--- Data excerpt ---
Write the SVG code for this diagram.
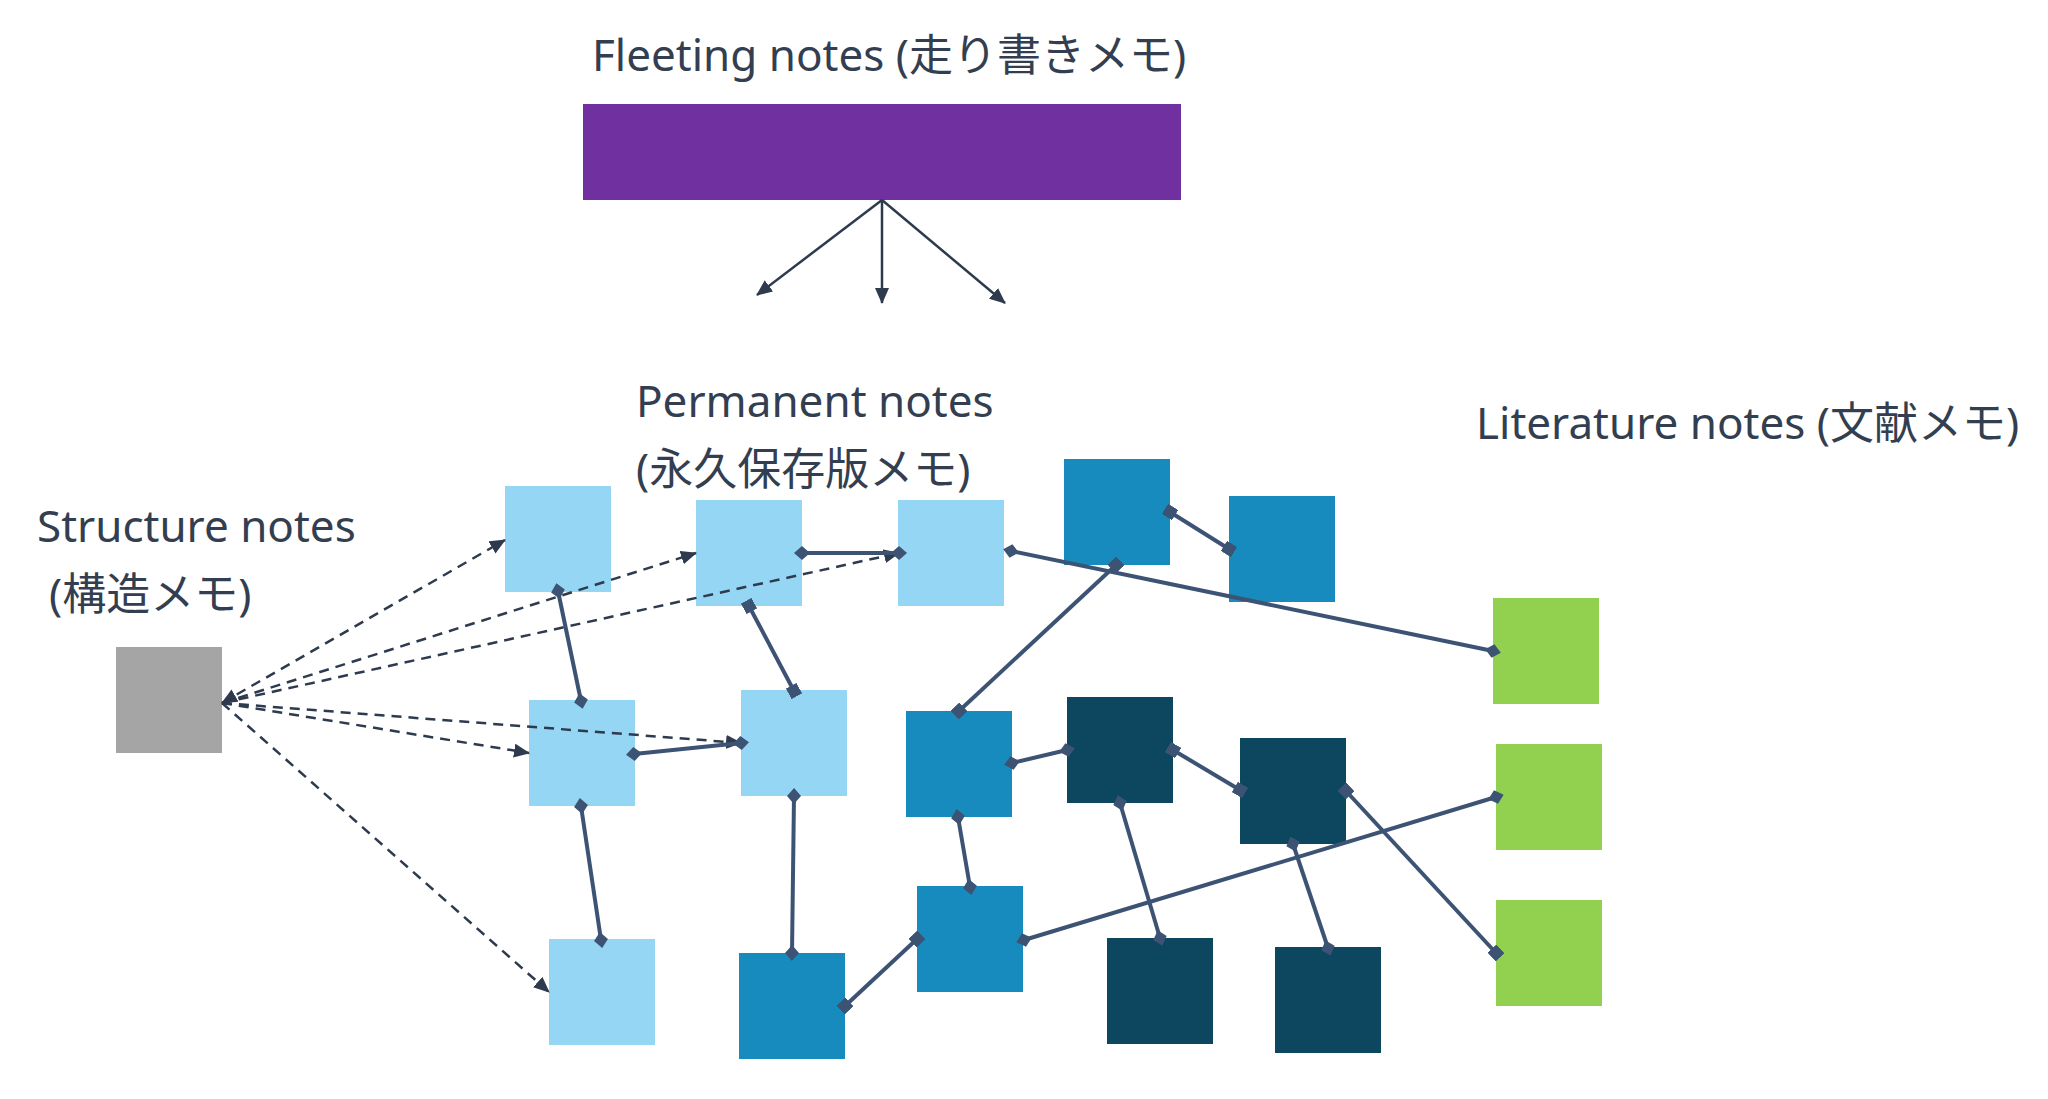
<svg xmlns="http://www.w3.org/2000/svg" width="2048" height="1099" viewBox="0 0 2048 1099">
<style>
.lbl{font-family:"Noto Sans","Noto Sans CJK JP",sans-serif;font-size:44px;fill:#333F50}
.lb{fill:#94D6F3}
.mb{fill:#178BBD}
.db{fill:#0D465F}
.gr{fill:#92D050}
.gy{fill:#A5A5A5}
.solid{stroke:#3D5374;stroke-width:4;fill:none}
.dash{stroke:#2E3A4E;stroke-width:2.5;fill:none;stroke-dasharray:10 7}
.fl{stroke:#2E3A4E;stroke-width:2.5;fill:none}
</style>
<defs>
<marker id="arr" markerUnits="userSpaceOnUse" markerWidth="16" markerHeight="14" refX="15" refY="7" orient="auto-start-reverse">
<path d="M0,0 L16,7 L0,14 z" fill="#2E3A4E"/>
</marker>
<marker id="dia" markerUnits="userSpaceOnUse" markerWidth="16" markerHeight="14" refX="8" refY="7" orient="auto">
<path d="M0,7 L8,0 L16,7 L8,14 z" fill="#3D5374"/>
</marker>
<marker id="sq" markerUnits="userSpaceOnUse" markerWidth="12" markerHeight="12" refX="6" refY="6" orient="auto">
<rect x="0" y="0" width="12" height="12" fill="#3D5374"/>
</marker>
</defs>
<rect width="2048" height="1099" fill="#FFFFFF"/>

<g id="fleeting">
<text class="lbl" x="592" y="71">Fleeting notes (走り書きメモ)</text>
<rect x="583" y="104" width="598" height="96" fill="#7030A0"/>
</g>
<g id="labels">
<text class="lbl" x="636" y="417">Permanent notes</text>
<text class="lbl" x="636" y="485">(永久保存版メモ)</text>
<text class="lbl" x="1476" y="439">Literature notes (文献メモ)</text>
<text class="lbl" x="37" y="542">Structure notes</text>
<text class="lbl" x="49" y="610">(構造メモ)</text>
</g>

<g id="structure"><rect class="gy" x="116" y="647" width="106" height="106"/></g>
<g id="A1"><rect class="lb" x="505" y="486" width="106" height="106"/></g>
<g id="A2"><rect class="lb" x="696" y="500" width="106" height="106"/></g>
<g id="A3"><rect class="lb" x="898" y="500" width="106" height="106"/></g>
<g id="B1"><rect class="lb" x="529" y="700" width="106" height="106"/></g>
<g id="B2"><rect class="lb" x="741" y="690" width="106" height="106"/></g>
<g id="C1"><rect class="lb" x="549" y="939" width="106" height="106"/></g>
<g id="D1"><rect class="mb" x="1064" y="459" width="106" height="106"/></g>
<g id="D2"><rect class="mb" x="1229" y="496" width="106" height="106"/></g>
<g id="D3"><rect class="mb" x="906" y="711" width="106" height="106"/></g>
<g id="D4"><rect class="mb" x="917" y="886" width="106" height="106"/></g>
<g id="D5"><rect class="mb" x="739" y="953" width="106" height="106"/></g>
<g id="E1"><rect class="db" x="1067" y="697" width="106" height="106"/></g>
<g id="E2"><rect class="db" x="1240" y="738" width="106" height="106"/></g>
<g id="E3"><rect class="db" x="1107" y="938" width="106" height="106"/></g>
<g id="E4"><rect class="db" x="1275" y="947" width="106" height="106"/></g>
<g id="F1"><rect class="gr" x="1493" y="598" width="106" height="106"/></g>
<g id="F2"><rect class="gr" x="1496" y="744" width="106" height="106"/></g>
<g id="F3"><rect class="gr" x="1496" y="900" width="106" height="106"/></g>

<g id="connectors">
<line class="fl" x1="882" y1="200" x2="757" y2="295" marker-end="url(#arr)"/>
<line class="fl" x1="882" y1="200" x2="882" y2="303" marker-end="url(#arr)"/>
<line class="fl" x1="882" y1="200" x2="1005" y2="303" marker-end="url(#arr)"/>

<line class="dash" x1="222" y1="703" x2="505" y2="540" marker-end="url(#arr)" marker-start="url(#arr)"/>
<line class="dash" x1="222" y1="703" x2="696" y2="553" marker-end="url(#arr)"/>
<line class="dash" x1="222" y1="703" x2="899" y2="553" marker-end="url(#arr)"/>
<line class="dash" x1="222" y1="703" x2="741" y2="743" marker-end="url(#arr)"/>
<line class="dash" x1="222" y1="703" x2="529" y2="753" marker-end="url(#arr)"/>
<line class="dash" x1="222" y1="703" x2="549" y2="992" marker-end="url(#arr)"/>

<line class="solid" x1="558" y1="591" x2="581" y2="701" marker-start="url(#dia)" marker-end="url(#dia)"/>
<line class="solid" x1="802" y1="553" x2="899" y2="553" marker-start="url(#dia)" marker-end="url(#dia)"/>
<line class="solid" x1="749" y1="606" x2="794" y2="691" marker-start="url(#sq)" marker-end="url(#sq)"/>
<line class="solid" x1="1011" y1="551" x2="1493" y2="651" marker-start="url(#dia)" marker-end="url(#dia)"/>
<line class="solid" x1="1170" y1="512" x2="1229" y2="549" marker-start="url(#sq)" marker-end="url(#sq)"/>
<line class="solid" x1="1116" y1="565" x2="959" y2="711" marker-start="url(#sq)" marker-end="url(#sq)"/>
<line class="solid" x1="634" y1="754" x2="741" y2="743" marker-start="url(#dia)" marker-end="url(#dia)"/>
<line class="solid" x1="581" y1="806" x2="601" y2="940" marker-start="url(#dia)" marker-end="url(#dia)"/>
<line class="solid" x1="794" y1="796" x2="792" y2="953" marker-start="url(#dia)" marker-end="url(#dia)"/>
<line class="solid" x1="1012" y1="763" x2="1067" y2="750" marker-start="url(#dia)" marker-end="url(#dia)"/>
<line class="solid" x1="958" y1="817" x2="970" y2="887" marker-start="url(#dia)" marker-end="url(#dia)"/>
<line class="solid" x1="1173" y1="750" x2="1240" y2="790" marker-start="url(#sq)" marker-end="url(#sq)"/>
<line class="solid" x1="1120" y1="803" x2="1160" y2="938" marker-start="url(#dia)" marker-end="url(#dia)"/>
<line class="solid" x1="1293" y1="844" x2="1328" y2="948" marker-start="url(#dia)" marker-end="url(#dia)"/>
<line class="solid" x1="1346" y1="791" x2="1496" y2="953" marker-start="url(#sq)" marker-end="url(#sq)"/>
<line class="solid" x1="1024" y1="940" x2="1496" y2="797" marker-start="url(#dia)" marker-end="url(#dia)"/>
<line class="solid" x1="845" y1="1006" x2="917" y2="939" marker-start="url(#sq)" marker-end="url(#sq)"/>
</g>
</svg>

--- To do ---
Without including any pictures, print all of the material exactly as given.

--- Result of the task ---
Write the SVG code for this diagram.
<svg xmlns="http://www.w3.org/2000/svg" width="2048" height="1099" viewBox="0 0 2048 1099">
<style>
.lbl{font-family:"Noto Sans","Noto Sans CJK JP",sans-serif;font-size:44px;fill:#333F50}
.lb{fill:#94D6F3}
.mb{fill:#178BBD}
.db{fill:#0D465F}
.gr{fill:#92D050}
.gy{fill:#A5A5A5}
.solid{stroke:#3D5374;stroke-width:4;fill:none}
.dash{stroke:#2E3A4E;stroke-width:2.5;fill:none;stroke-dasharray:10 7}
.fl{stroke:#2E3A4E;stroke-width:2.5;fill:none}
</style>
<defs>
<marker id="arr" markerUnits="userSpaceOnUse" markerWidth="16" markerHeight="14" refX="15" refY="7" orient="auto-start-reverse">
<path d="M0,0 L16,7 L0,14 z" fill="#2E3A4E"/>
</marker>
<marker id="dia" markerUnits="userSpaceOnUse" markerWidth="16" markerHeight="14" refX="8" refY="7" orient="auto">
<path d="M0,7 L8,0 L16,7 L8,14 z" fill="#3D5374"/>
</marker>
<marker id="sq" markerUnits="userSpaceOnUse" markerWidth="12" markerHeight="12" refX="6" refY="6" orient="auto">
<rect x="0" y="0" width="12" height="12" fill="#3D5374"/>
</marker>
</defs>
<rect width="2048" height="1099" fill="#FFFFFF"/>

<g id="fleeting">
<text class="lbl" x="592" y="71">Fleeting notes (走り書きメモ)</text>
<rect x="583" y="104" width="598" height="96" fill="#7030A0"/>
</g>
<g id="labels">
<text class="lbl" x="636" y="417">Permanent notes</text>
<text class="lbl" x="636" y="485">(永久保存版メモ)</text>
<text class="lbl" x="1476" y="439">Literature notes (文献メモ)</text>
<text class="lbl" x="37" y="542">Structure notes</text>
<text class="lbl" x="49" y="610">(構造メモ)</text>
</g>

<g id="structure"><rect class="gy" x="116" y="647" width="106" height="106"/></g>
<g id="A1"><rect class="lb" x="505" y="486" width="106" height="106"/></g>
<g id="A2"><rect class="lb" x="696" y="500" width="106" height="106"/></g>
<g id="A3"><rect class="lb" x="898" y="500" width="106" height="106"/></g>
<g id="B1"><rect class="lb" x="529" y="700" width="106" height="106"/></g>
<g id="B2"><rect class="lb" x="741" y="690" width="106" height="106"/></g>
<g id="C1"><rect class="lb" x="549" y="939" width="106" height="106"/></g>
<g id="D1"><rect class="mb" x="1064" y="459" width="106" height="106"/></g>
<g id="D2"><rect class="mb" x="1229" y="496" width="106" height="106"/></g>
<g id="D3"><rect class="mb" x="906" y="711" width="106" height="106"/></g>
<g id="D4"><rect class="mb" x="917" y="886" width="106" height="106"/></g>
<g id="D5"><rect class="mb" x="739" y="953" width="106" height="106"/></g>
<g id="E1"><rect class="db" x="1067" y="697" width="106" height="106"/></g>
<g id="E2"><rect class="db" x="1240" y="738" width="106" height="106"/></g>
<g id="E3"><rect class="db" x="1107" y="938" width="106" height="106"/></g>
<g id="E4"><rect class="db" x="1275" y="947" width="106" height="106"/></g>
<g id="F1"><rect class="gr" x="1493" y="598" width="106" height="106"/></g>
<g id="F2"><rect class="gr" x="1496" y="744" width="106" height="106"/></g>
<g id="F3"><rect class="gr" x="1496" y="900" width="106" height="106"/></g>

<g id="connectors">
<line class="fl" x1="882" y1="200" x2="757" y2="295" marker-end="url(#arr)"/>
<line class="fl" x1="882" y1="200" x2="882" y2="303" marker-end="url(#arr)"/>
<line class="fl" x1="882" y1="200" x2="1005" y2="303" marker-end="url(#arr)"/>

<line class="dash" x1="222" y1="703" x2="505" y2="540" marker-end="url(#arr)" marker-start="url(#arr)"/>
<line class="dash" x1="222" y1="703" x2="696" y2="553" marker-end="url(#arr)"/>
<line class="dash" x1="222" y1="703" x2="899" y2="553" marker-end="url(#arr)"/>
<line class="dash" x1="222" y1="703" x2="741" y2="743" marker-end="url(#arr)"/>
<line class="dash" x1="222" y1="703" x2="529" y2="753" marker-end="url(#arr)"/>
<line class="dash" x1="222" y1="703" x2="549" y2="992" marker-end="url(#arr)"/>

<line class="solid" x1="558" y1="591" x2="581" y2="701" marker-start="url(#dia)" marker-end="url(#dia)"/>
<line class="solid" x1="802" y1="553" x2="899" y2="553" marker-start="url(#dia)" marker-end="url(#dia)"/>
<line class="solid" x1="749" y1="606" x2="794" y2="691" marker-start="url(#sq)" marker-end="url(#sq)"/>
<line class="solid" x1="1011" y1="551" x2="1493" y2="651" marker-start="url(#dia)" marker-end="url(#dia)"/>
<line class="solid" x1="1170" y1="512" x2="1229" y2="549" marker-start="url(#sq)" marker-end="url(#sq)"/>
<line class="solid" x1="1116" y1="565" x2="959" y2="711" marker-start="url(#sq)" marker-end="url(#sq)"/>
<line class="solid" x1="634" y1="754" x2="741" y2="743" marker-start="url(#dia)" marker-end="url(#dia)"/>
<line class="solid" x1="581" y1="806" x2="601" y2="940" marker-start="url(#dia)" marker-end="url(#dia)"/>
<line class="solid" x1="794" y1="796" x2="792" y2="953" marker-start="url(#dia)" marker-end="url(#dia)"/>
<line class="solid" x1="1012" y1="763" x2="1067" y2="750" marker-start="url(#dia)" marker-end="url(#dia)"/>
<line class="solid" x1="958" y1="817" x2="970" y2="887" marker-start="url(#dia)" marker-end="url(#dia)"/>
<line class="solid" x1="1173" y1="750" x2="1240" y2="790" marker-start="url(#sq)" marker-end="url(#sq)"/>
<line class="solid" x1="1120" y1="803" x2="1160" y2="938" marker-start="url(#dia)" marker-end="url(#dia)"/>
<line class="solid" x1="1293" y1="844" x2="1328" y2="948" marker-start="url(#dia)" marker-end="url(#dia)"/>
<line class="solid" x1="1346" y1="791" x2="1496" y2="953" marker-start="url(#sq)" marker-end="url(#sq)"/>
<line class="solid" x1="1024" y1="940" x2="1496" y2="797" marker-start="url(#dia)" marker-end="url(#dia)"/>
<line class="solid" x1="845" y1="1006" x2="917" y2="939" marker-start="url(#sq)" marker-end="url(#sq)"/>
</g>
</svg>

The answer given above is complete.